Mammalian stanniocalcin-2 (STC2) is a secreted polypeptide widely expressed in developing and adult tissues. However, although transgenic expression in mice is known to cause severe dwarfism, and targeted deletion of STC2 causes increased postnatal growth, its precise biological role is still unknown. We found that STC2 potently inhibits the proteolytic activity of the growth-promoting metalloproteinase, pregnancy-associated plasma protein-A (PAPP-A). Proteolytic inhibition requires covalent binding of STC2 to PAPP-A and is mediated by a disulfide bond, which involves Cys-120 of STC2. Binding of STC2 prevents PAPP-A cleavage of insulin-like growth factor-binding protein (IGFBP)-4 and hence release within tissues of bioactive IGF, required for normal growth. Concordantly, we show that STC2 efficiently inhibits PAPP-A-mediated IGF receptor signaling in vitro and that transgenic mice expressing a mutated variant of STC2, STC2(C120A), which is unable to inhibit PAPP-A, grow like wild-type mice.
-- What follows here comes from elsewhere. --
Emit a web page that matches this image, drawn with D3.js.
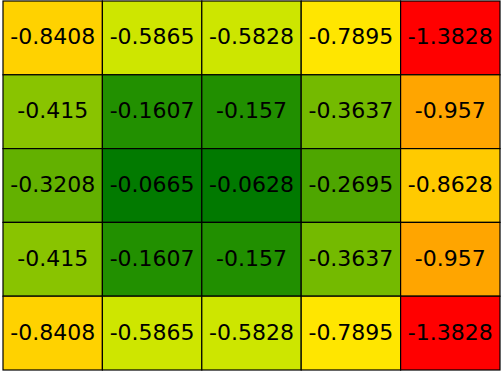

Our work identifies STC2 as a novel proteinase inhibitor and a previously unrecognized extracellular component of the IGF system.

Papp-a2 modulates development of cranial cartilage and angiogenesis in zebrafish embryos.

Pregnancy-associated plasma protein A2 (PAPP-A2, also known as pappalysin-2) is a large metalloproteinase that is known to be required for normal postnatal growth and bone development in mice. We here report the detection of zebrafish papp-a2 mRNA in the chordamesoderm, notochord and lower jaw of zebrafish (Danio rerio) embryos, and that papp-a2-knockdown embryos display broadened axial mesoderm, notochord bends and severely reduced cranial cartilages. Genetic data link these phenotypes to insulin-like growth factor (Igf)-binding protein-3 (Igfbp-3) and bone morphogenetic protein (Bmp) signaling, and biochemical analysis show specific Igfbp-3 proteolysis by Papp-a2, implicating Papp-a2 in the modulation of Bmp signaling by Igfbp-3 proteolysis. Knockdown of papp-a2 additionally resulted in angiogenesis defects, strikingly similar to previous observations in embryos with mutations in components of the Notch system. Accordingly, we find that Notch signaling is modulated by Papp-a2 in vivo, and, furthermore, that human PAPP-A2 is capable of modulating Notch signaling independently of its proteolytic activity in cell culture. Based on these results, we conclude that Papp-a2 modulates Bmp and Notch signaling by independent mechanisms in zebrafish embryos. In conclusion, these data link pappalysin function in zebrafish to two different signaling pathways outside the IGF system.